I just learned that one coach had scheduled a field trip on the Sunday following Yom Kippur. The kids reported that it was “mandatory.” Given that some kids travel to celebrate the holiday, and Sunday after Yom Kippur is the primary day to get all that work done, this “field trip” was ill timed and insensitive.

School does not happen in a vacuum. There are many priorities competing for a child’s attention: activities, work, family, health, not to mention the emotional drama that is unfortunately part of many of our children’s lives. But none of that matters when we have to get through unit seven!

I am disappointed in some of my colleagues. Yes, it takes a little more planning and creativity to find a way to make a schedule work during the fall Jewish holidays – or the spring holidays when Easter and Passover come at nearly the same time. But it is important that we do so.

Kids do need to partner with their teachers. Students need to use assignment sheets to plan in advance. They can approach teachers and point out problems before they become issues. However, the adults have to give them these tools. If the test is announced on the Wednesday before Rosh Hashanah, the student has been put in an untenable position – and it is the teacher’s fault!


It is important that we acknowledge that school, specifically homework, is only one of many priorities for students when they leave the classroom. We can help kids manage the “crunch” times, whether they are religious holidays, the play, or playoffs. It is critical to teach them ways to juggle their lives outside of school and stay engaged in their studies. It is a give and take, and teachers need to be better at giving.

Tuesday, September 3, 2013

Tears at the Airport

“Don’t cry in front of your child,” was the advice a friend gave me. And I didn’t when we dropped our daughter off for her freshman year of college about a year ago. I had more than a few tears after we left the dorm. I had a rough time on the flight back home. And then I got used to the new situation, video chats, text messages, and visits every two or three months.

But this year it is different.

My daughter just left for Africa. This time, she will be away for four months and there will be no visiting. This time, she is in a foreign country far away from the familiar. This time, she is really on her own. This excites her, and it scares me.

She is capable, smart, and strong. I am very confident that she will be able to cope with the challenges ahead of her. I know that some of them will be significant, and some will be “growing experiences.” My fear is not rational. It is not about her; it is about me.

My daughter’s semester abroad is so much more than an extended vacation. A majority of the students we know study aboard in more conventional locations. Had she chosen to study in Europe, the weight of the distance would probably have been less. Maybe. Since she is traveling to a part of the world that is very different and very distant, it means that she is more on her own than she has ever been before. And I am less in contact and control.
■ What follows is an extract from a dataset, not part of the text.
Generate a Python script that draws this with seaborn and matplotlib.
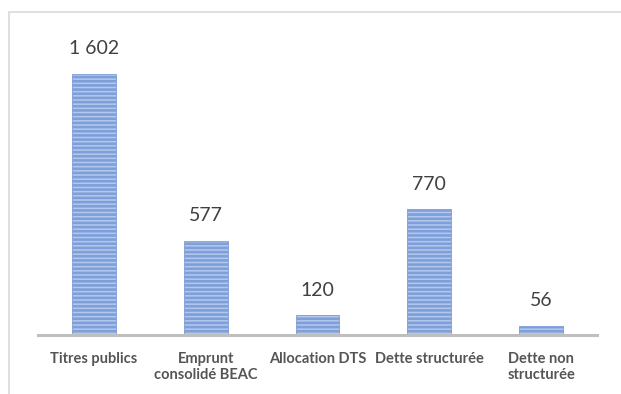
import matplotlib
matplotlib.use("Agg")
import matplotlib.pyplot as plt
import seaborn as sns
from matplotlib.patches import Rectangle

categories = ["Titres publics", "Emprunt\nconsolidé BEAC", "Allocation DTS",
              "Dette structurée", "Dette non\nstructurée"]
values = [1602, 577, 120, 770, 56]
value_labels = ["1 602", "577", "120", "770", "56"]

sns.set_style("white")
plt.rcParams['font.family'] = ['Lato', 'DejaVu Sans']
plt.rcParams['hatch.linewidth'] = 1.9
plt.rcParams['hatch.color'] = '#4472c4'

fig = plt.figure(figsize=(6.21, 3.94), dpi=100)
ax = fig.add_axes([38 / 621, 59 / 394, 559 / 621, 305 / 394])

sns.barplot(x=categories, y=values, color='#b3c8ee', width=0.39,
            saturation=1, ax=ax)
for bar in ax.patches:
    bar.set_hatch('----')
    bar.set_edgecolor('#7f9fd8')
    bar.set_linewidth(0.6)

for bar, lab in zip(ax.patches, value_labels):
    ax.annotate(lab, (bar.get_x() + bar.get_width() / 2, bar.get_height()),
                xytext=(0, 12), textcoords='offset points', ha='center',
                va='bottom', fontsize=14, color='#404040')

ax.set_xlim(-0.5, 4.5)
ax.set_ylim(0, 1870)
ax.set_yticks([])
for s in ['top', 'right', 'left']:
    ax.spines[s].set_visible(False)
ax.spines['bottom'].set_color('#bfbfbf')
ax.spines['bottom'].set_linewidth(2.2)
ax.tick_params(axis='x', length=0, pad=12)
for t in ax.get_xticklabels():
    t.set_fontweight('bold')
    t.set_fontsize(10.5)
    t.set_color('#555555')
    t.set_linespacing(1.25)
    t.set_va('top')

fig.patches.append(Rectangle((9 / 621, -0.05), 1.0, (394 - 12) / 394 + 0.05,
                             transform=fig.transFigure, fill=False,
                             edgecolor='#d9d9d9', linewidth=1.2))

fig.savefig('out.png', dpi=100)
Yes, I think that is what this is about. This is about the ever-present parachute, even when she is two hours away by plane. I could come to her rescue if she needed me. I could sweep in and play powerful parent. I haven’t done that. She hasn’t needed it. But I could. It is possible. Not this semester.

We want to protect our children. We want to shield them from emotional or physical harm. We don’t want to keep them in a bubble, but we don’t want scars or scares. I don’t know that this impulse ever goes away. I can’t imagine ever losing it. Yet, I must suppress it.

I cried at the airport when we dropped her off. We all cried at home before we left. I cried on the way home, too. And every so often an irrational fear hits me, and I have to fight that feeling.

There are many parenting turning points. Many seem to be related to increasing the distance between parents and children. They are about putting our children in the very positions we worked so hard to keep them from; placing them in harm’s way, stepping back, swallowing our anxiety, and letting them protect themselves.

And we want that. Right?

Yes, I want that. She is more than ready for it. She can do it, and I am going to have to step back, shut up, and let her go. Besides, she is in Africa.

Yet, I am not ready to let go, and that’s tough luck, because she is on her way. And I am crying.